This is my second birthday as a mom and my first birthday as a single mom. Last year when I wrote about turning thirty, my daughter was about seven months old. I was still getting used to my role as a mother. Being completely candid, I was struggling in my relationship. I was struggling with myself. I felt ok. My birthday last year was satisfactory at best. Between my birthday last year and now, my life has changed drastically. Since then I have ended my relationship, moved back home, and am beginning a new job. It’s been a whirlwind of a year. It hasn’t been easy but where I am right now is worth it all.
My first birthday as a single mom is going to be as fun as I choose to make it.

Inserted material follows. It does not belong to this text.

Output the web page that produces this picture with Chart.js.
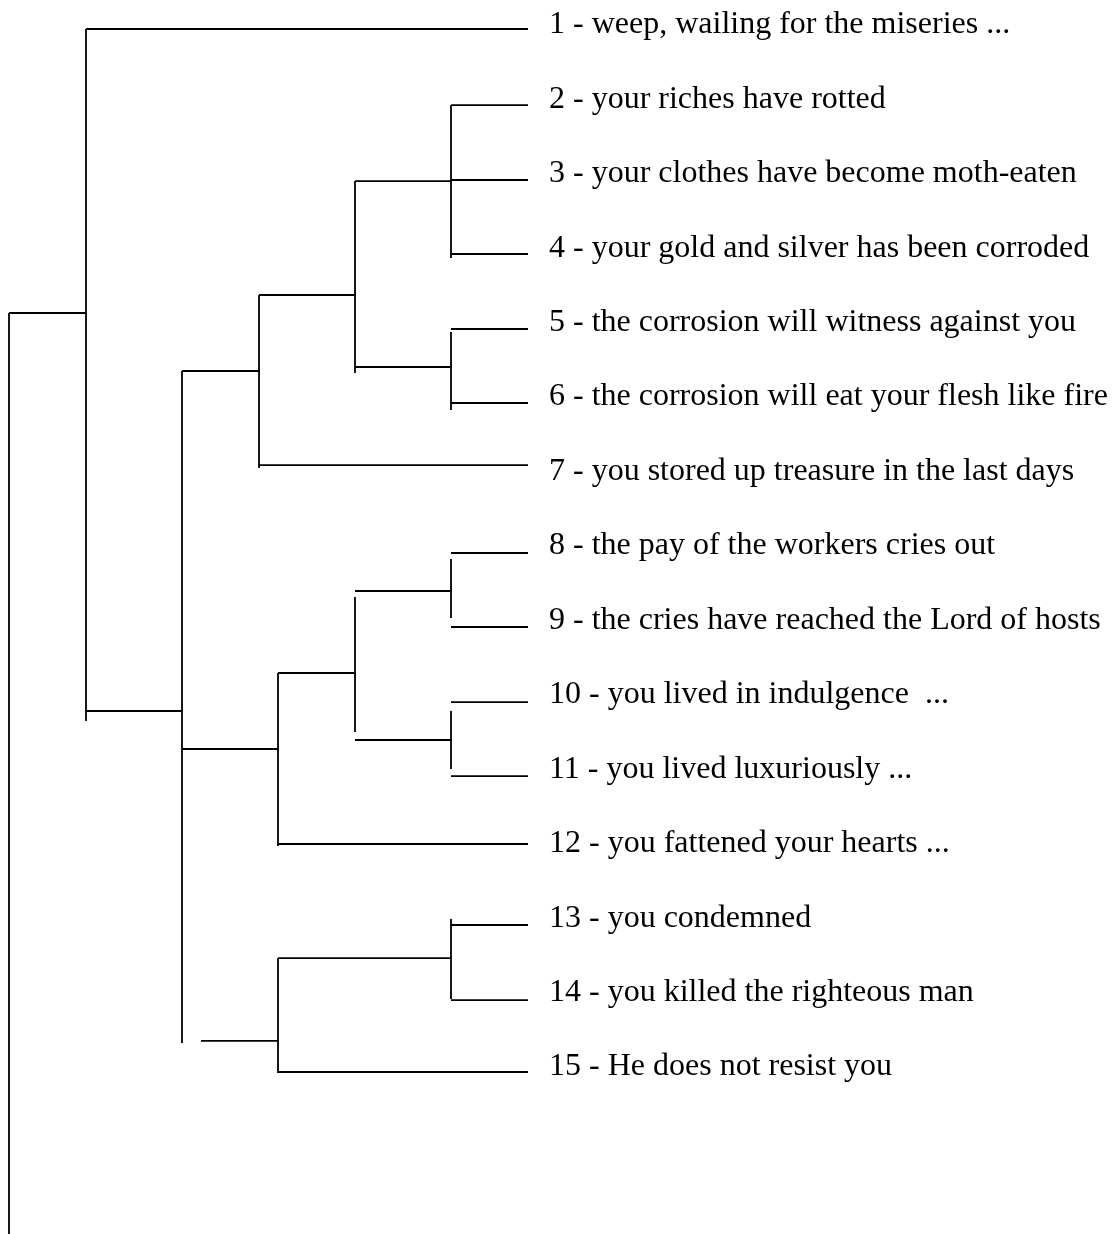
<!DOCTYPE html>
<html>
<head>
<meta charset="utf-8">
<script src="https://cdn.jsdelivr.net/npm/chart.js@4/dist/chart.umd.min.js"></script>
<style>
  html, body { margin: 0; padding: 0; background: #ffffff; }
  #wrap { width: 1114px; height: 1234px; }
</style>
</head>
<body>
<div id="wrap"><canvas id="c" width="1114" height="1234"></canvas></div>
<script>
// Leaf labels (top to bottom), leaf index 1..15
const leafLabels = [
  "1 - weep, wailing for the miseries ...",
  "2 - your riches have rotted",
  "3 - your clothes have become moth-eaten",
  "4 - your gold and silver has been corroded",
  "5 - the corrosion will witness against you",
  "6 - the corrosion will eat your flesh like fire",
  "7 - you stored up treasure in the last days",
  "8 - the pay of the workers cries out",
  "9 - the cries have reached the Lord of hosts",
  "10 - you lived in indulgence  ...",
  "11 - you lived luxuriously ...",
  "12 - you fattened your hearts ...",
  "13 - you condemned",
  "14 - you killed the righteous man",
  "15 - He does not resist you"
];
const leafIndex = [1,2,3,4,5,6,7,8,9,10,11,12,13,14,15];

// Horizontal branches: [leaf-axis position, height from, height to]
const hBranches = [
  [1.097, 442, 0],
  [2.118, 77, 0],
  [3.125, 77, 0],
  [4.119, 77, 0],
  [5.127, 77, 0],
  [6.121, 77, 0],
  [6.954, 269, 0],
  [8.136, 77, 0],
  [9.130, 77, 0],
  [10.138, 77, 0],
  [11.132, 77, 0],
  [12.045, 250, 0],
  [13.133, 77, 0],
  [14.141, 77, 0],
  [15.108, 250, 0],
  [3.139, 173, 77],
  [5.637, 173, 77],
  [4.670, 269, 173],
  [5.691, 346, 269],
  [10.258, 442, 346],
  [10.769, 346, 250],
  [9.748, 250, 173],
  [8.646, 173, 77],
  [10.648, 173, 77],
  [13.577, 250, 77],
  [14.691, 327, 250],
  [4.912, 519, 442]
];

// Vertical links: [height, leaf-axis from, leaf-axis to]
const vLinks = [
  [77, 2.118, 4.173],
  [173, 3.139, 5.718],
  [77, 5.167, 6.215],
  [269, 4.670, 6.994],
  [346, 5.691, 14.718],
  [442, 1.097, 10.393],
  [519, 4.912, 17.284],
  [250, 9.748, 12.072],
  [173, 8.727, 10.541],
  [77, 8.217, 9.009],
  [77, 10.258, 11.038],
  [77, 13.053, 14.127],
  [250, 13.577, 15.121]
];

const lineStyle = {
  showLine: true,
  borderColor: '#000000',
  backgroundColor: '#000000',
  borderWidth: 1.8,
  pointRadius: 0,
  pointHoverRadius: 0,
  fill: false,
  clip: false,
  tension: 0
};

const datasets = [];
hBranches.forEach(([y, h1, h2]) => {
  datasets.push(Object.assign({ data: [{x: h1, y: y}, {x: h2, y: y}] }, lineStyle));
});
vLinks.forEach(([h, y1, y2]) => {
  datasets.push(Object.assign({ data: [{x: h, y: y1}, {x: h, y: y2}] }, lineStyle));
});

new Chart(document.getElementById('c'), {
  type: 'scatter',
  data: { datasets },
  options: {
    responsive: false,
    animation: false,
    events: [],
    layout: { padding: 0 },
    plugins: { legend: { display: false }, tooltip: { enabled: false } },
    scales: {
      x: {
        type: 'linear',
        reverse: true,
        min: 0,
        max: 528,
        display: false
      },
      y: {
        type: 'linear',
        position: 'right',
        reverse: true,
        min: 0.7071,
        max: 17.284,
        grid: { display: false, drawTicks: false },
        border: { display: false },
        afterBuildTicks: (scale) => {
          scale.ticks = leafIndex.map(v => ({ value: v }));
        },
        afterFit: (scale) => {
          scale.width = 586;
          scale.paddingTop = 0;
          scale.paddingBottom = 0;
        },
        ticks: {
          autoSkip: false,
          maxRotation: 0,
          minRotation: 0,
          padding: 21,
          labelOffset: 3,
          color: '#000000',
          font: { family: '"Liberation Serif", "Times New Roman", serif', size: 32 },
          callback: (value) => {
            const i = leafIndex.indexOf(Math.round(value));
            return i >= 0 ? leafLabels[i] : '';
          }
        }
      }
    }
  }
});
</script>
</body>
</html>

This year there won’t be a special birthday date with my significant other. There won’t be a birthday getaway with someone special. But that’s ok. I have my daughter, family, and friends who will celebrate me. This time, there’s no stress or tension. I am better than ok. This time, I get to celebrate myself exactly as I would like. I am going to enjoy myself selfishly and I am not going to feel bad doing it.
31 Here I come.
My birthday wish is to be my best self. My plan for 31 is to do what makes me happy and let go of what doesn’t. I want more joy, smiles, and laughter. My goal is for my daughter to see a happier me. I am manifesting a better year than what I experienced last year. I look forward to a better and brighter year. Hopefully, you all continue to follow my journey. I can’t wait to share more. Time to say goodbye to 30 and hello to 31.